Exercise goal: Would you pull out every line of the material that contains the string "chart"?

►

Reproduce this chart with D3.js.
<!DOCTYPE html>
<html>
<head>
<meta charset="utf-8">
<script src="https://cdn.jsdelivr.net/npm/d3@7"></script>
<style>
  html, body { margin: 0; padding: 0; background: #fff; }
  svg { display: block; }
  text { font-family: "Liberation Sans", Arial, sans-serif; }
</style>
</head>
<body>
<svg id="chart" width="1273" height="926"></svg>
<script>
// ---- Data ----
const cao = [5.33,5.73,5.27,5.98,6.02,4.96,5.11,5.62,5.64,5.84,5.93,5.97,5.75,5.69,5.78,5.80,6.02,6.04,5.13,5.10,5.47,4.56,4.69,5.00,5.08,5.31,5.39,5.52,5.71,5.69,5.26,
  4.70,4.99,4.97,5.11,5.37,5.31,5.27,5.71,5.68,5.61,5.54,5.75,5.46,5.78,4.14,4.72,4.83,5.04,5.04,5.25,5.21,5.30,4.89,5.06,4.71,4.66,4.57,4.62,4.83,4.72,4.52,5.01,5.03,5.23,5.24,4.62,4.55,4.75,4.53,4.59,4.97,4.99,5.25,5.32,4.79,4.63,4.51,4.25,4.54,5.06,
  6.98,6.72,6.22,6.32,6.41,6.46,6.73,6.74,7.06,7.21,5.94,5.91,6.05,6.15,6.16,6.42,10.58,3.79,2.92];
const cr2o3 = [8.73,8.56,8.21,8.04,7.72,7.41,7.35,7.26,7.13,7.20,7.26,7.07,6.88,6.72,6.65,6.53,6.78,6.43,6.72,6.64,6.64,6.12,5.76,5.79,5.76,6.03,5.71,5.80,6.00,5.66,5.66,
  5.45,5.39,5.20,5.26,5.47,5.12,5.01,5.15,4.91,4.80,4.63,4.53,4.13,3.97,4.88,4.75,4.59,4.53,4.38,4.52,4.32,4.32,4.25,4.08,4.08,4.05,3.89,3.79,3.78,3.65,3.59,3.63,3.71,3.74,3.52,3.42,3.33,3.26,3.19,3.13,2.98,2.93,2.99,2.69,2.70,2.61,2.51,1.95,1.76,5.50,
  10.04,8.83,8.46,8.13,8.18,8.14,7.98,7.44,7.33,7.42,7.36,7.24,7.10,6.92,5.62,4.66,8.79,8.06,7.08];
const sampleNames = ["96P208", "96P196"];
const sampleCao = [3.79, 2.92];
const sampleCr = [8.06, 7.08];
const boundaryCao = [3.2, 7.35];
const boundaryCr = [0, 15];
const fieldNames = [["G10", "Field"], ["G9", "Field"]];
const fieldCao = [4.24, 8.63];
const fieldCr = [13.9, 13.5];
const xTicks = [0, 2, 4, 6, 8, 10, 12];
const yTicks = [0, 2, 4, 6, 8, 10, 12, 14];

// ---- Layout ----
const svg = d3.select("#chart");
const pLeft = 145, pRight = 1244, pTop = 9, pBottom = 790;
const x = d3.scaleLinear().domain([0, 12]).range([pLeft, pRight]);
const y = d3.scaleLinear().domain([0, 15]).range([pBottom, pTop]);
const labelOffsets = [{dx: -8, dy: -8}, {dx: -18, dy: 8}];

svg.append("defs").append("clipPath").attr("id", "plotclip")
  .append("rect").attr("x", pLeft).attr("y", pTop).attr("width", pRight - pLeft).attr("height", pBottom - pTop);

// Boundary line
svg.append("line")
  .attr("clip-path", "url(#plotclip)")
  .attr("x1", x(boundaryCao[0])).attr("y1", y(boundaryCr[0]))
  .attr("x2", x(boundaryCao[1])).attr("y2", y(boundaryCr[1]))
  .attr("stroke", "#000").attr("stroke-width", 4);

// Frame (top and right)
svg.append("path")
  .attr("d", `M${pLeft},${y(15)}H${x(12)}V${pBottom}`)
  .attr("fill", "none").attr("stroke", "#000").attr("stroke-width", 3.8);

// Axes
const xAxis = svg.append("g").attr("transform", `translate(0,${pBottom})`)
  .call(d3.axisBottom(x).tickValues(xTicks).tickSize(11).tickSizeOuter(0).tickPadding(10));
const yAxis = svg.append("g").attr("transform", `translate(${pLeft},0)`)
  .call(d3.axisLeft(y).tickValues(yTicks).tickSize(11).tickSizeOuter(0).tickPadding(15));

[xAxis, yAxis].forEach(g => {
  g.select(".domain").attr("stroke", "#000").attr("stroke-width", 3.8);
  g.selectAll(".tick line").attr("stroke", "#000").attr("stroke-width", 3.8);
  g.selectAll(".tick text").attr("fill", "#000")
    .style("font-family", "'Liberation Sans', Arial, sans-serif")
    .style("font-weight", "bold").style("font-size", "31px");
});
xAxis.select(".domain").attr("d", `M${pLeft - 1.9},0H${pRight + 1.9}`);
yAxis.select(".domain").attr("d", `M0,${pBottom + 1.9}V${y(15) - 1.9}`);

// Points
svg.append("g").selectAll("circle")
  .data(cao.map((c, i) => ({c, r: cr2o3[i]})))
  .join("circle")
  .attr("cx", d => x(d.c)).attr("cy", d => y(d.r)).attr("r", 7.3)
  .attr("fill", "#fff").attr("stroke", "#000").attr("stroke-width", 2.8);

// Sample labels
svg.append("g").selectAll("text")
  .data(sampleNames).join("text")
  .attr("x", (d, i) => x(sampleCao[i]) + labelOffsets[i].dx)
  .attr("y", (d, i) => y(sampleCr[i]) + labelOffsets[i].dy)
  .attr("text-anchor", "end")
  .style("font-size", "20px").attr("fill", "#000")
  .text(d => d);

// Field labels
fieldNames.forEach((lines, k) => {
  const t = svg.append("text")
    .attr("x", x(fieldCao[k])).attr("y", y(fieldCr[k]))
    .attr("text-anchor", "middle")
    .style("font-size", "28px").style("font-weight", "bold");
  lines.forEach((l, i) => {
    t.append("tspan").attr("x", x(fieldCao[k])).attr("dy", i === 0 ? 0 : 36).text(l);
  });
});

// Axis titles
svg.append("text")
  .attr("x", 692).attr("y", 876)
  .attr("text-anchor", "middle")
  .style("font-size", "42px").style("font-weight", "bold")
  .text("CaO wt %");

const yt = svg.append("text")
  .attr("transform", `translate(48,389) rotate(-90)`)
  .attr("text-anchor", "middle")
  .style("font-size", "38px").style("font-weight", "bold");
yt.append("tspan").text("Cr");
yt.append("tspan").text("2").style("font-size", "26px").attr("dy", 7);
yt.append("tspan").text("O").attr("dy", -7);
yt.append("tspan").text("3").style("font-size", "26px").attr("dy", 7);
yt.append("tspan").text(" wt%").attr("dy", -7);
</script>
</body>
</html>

◄

Result below:
Reproduce this chart with D3.js.
<svg id="chart" width="1273" height="926"></svg>
const svg = d3.select("#chart");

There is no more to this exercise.